The more you earn the more you have left over after expenses and can inject that straight into your mortgage.
12. Stop lifestyle creep
Do you remember a time when you easily lived off a small wage in your early 20s? With each pay rise you grew accustomed to earning that higher amount in a matter of a few weeks. Before you knew it, it seemed like your pay rise had disappeared and you didn’t have any extra to save or pay onto debt.
Instead of allowing lifestyle creep to happen, give yourself a reasonable amount to spend each month and resist increasing it each year. You’d be surprised how quickly you get used to spending a limited amount once you develop the habit.
The next time you get a raise, instead of absorbing it into your lifestyle and increasing your spending allowance, I want you to take the exact amount or your new raise each pay period and add it to your mortgage repayment. By all means if your bills increase since them update your budget to reflect that but anything left over can go straight to the mortgage. With each year and each pay rise your repayment should continue to grow!
13. Determine if you can afford your mortgage
If your mortgage is more than 25-30% of your after tax salary you are inevitably going to have a limit on how much extra you can add to your mortgage to pay it off earlier. If you’ve tried all of the above tips and still are struggling to make ends meet or are worried about how you will meet future repayments or interest rate rises this might be the time to consider whether you can afford your current home.
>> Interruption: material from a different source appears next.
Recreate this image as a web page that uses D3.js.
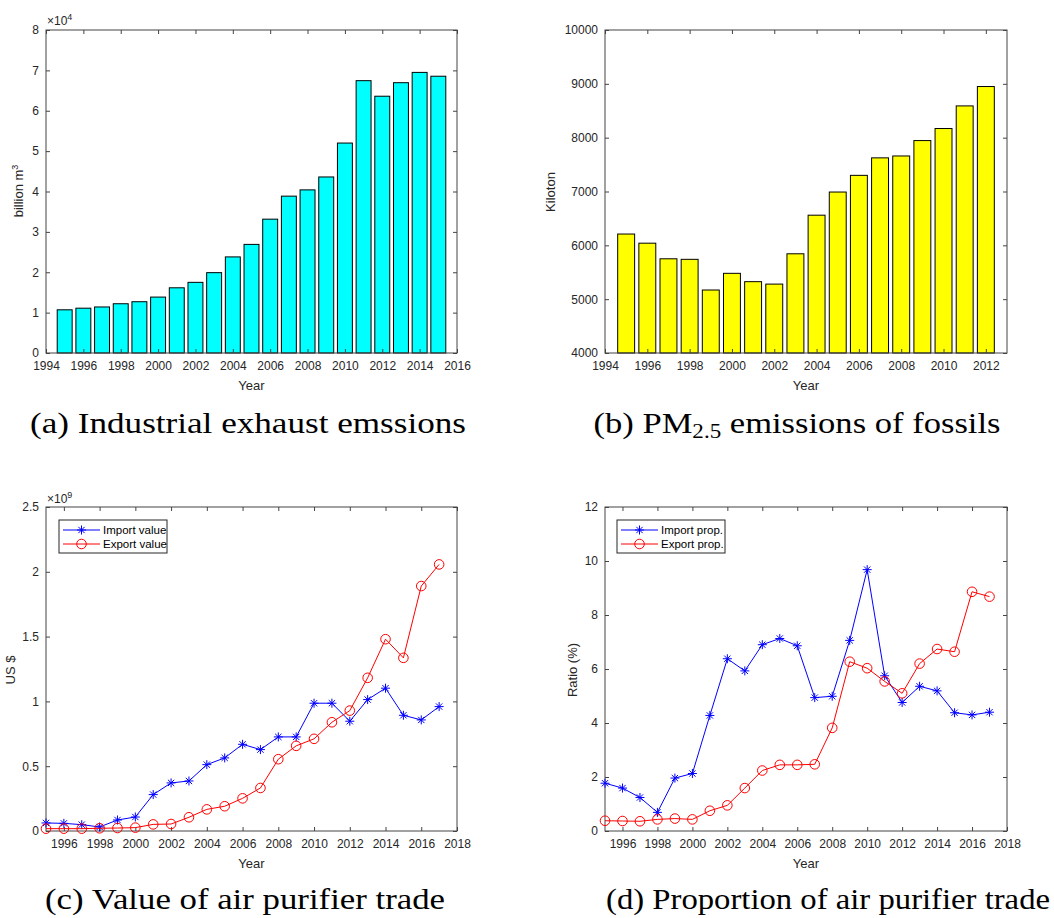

If you do the math and realise that you are can’t afford your keep your home, selling it might be a blessing in disguise and a fresh start. You can use any left over cash from your home to pay off your mortgage and potentially other debts you have and rent an affordable place for a year or two. You can then use that time to save up for a house deposit and start again in a couple of years with a much more manageable mortgage.
Being stressed to the eyeballs day in day out to keep your home is no way to live. And in the mean time whilst you save up for a new home, you can work on getting your income up ready to help you tackle a new mortgage in the not too distant future.